32472
Objectively Measured Social Communicative Behaviors during the ADOS-2

Poster Presentation
Friday, May 3, 2019: 5:30 PM-7:00 PM
Room: 710 (Palais des congres de Montreal)
Y. A. Ahn1, J. M. Moffitt1, J. Durocher2, M. N. Hale2 and D. S. Messinger2, (1)Psychology, University of Miami, Coral Gables, FL, (2)University of Miami, Coral Gables, FL
Background: Autism spectrum disorder (ASD) is defined in part by persistent disturbances of social communication and interaction, such as eye contact (social gaze), facial expressions (smiles), and vocal turn-taking. In current best practice, ASD is recognized on the basis of expert clinician judgment, which is informed by gold-standard measures such as the Autism Diagnostic Observation Schedule-2 (ADOS-2; Lord et al., 2012). To date, observational research addressing social communication disturbances in children with ASD is rare in part because the field has lacked efficient methods for measuring behavior (Chin et al., 2018, Rehg et al., 2014, Swanson et al., 2017). Yet, improving social communication and reducing interaction disturbances depend on an objective understanding of how children with ASD behave during clinical assessments. The current study aims to improve objective understanding of social communicative behaviors among children with ASD during the ADOS-2.

Objectives: To investigate associations between objective measures of child’s social gaze and social smile measured from adults’ first-person video, child-adult vocal interaction measured from audio recording, and the traditional examiner-scored symptom measure ADOS-2 calibrated severity scores (CSS).

Methods: Fifteen children (M age=35.93mo, SD=6.61) were administered the ADOS-2 assessments. The ADOS-2 yields a total CSS as well as subscales for Social Affect (SA CSS) and restricted/repetitive behavior (RRB CSS). Children’s total duration of smiles, socially-directed smiles, and social gaze during the assessment were recorded with a small Pivothead camera worn in glasses by the examiner and the parent. iMotions software was used to detect child smile expressions and gaze during the assessment as recorded on the parent and examiner Pivothead camera. Audio from wall-mounted camera recordings was processed with a Language ENvironment Analysis (LENA) software, which provided automated vocalization detection yielding child and adult vocal initiation counts and turn counts within conversational vocal blocks. Measures included proportion of gaze and smile at examiner and parent, total duration of gaze and smile at adult, rate of child and adult vocal initiation, and ADOS-2 CSS (total, SA, and RRB).

Results: The mean duration of smiles recorded by both examiner and parent head-mounted cameras was negatively associated with the total CSS (r=-.53, p<.05) and RRB CSS (r=-.52, p<.05), but not significantly associated with SA CSS (r=-.39, p>.05). The association between the proportion of gaze at the examiner and the total CSS was marginally significant (r=-.493, p=.06). Higher RRB CSS was significantly correlated with lower proportion of gaze (r=-.62, p<.05) and social smile (r=-.62, p<.01) at the examiner. In boys (n=11), more adult vocal initiation was associated with fewer smiles at examiner (r=-.67, p<.05), but this association was not significant for the group as a whole.

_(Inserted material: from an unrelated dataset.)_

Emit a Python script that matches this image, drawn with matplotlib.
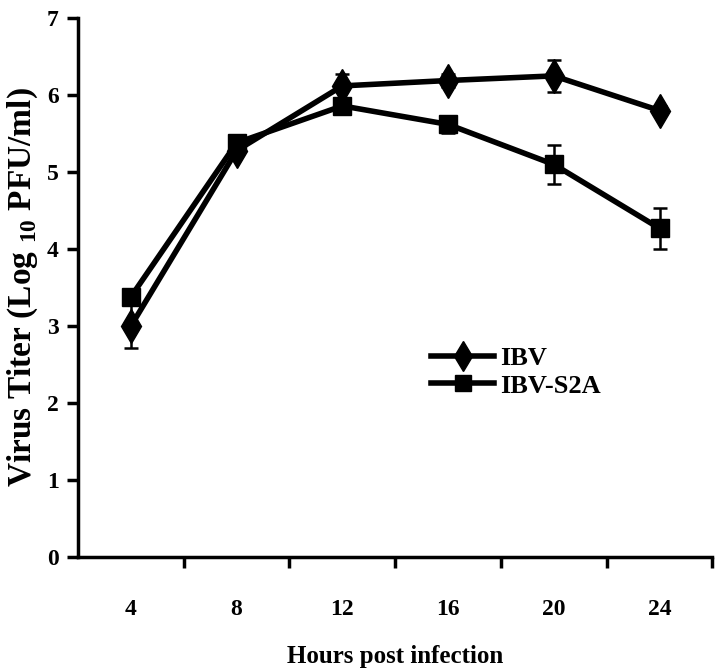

Conclusions: Objective measurements of children’s smiles and gaze during the ADOS-2 converge with examiner-scored ADOS-2 calibrated severity scores. Although these dimensions of social communication are indexed by ADOS-2 SA CSS, objectively measured social behaviors were unexpectedly associated with RRB CSS, which may limit social interaction. The objective measurement of key behavioral features of ASD appears to have the potential to produce quantitative indices of ASD symptoms.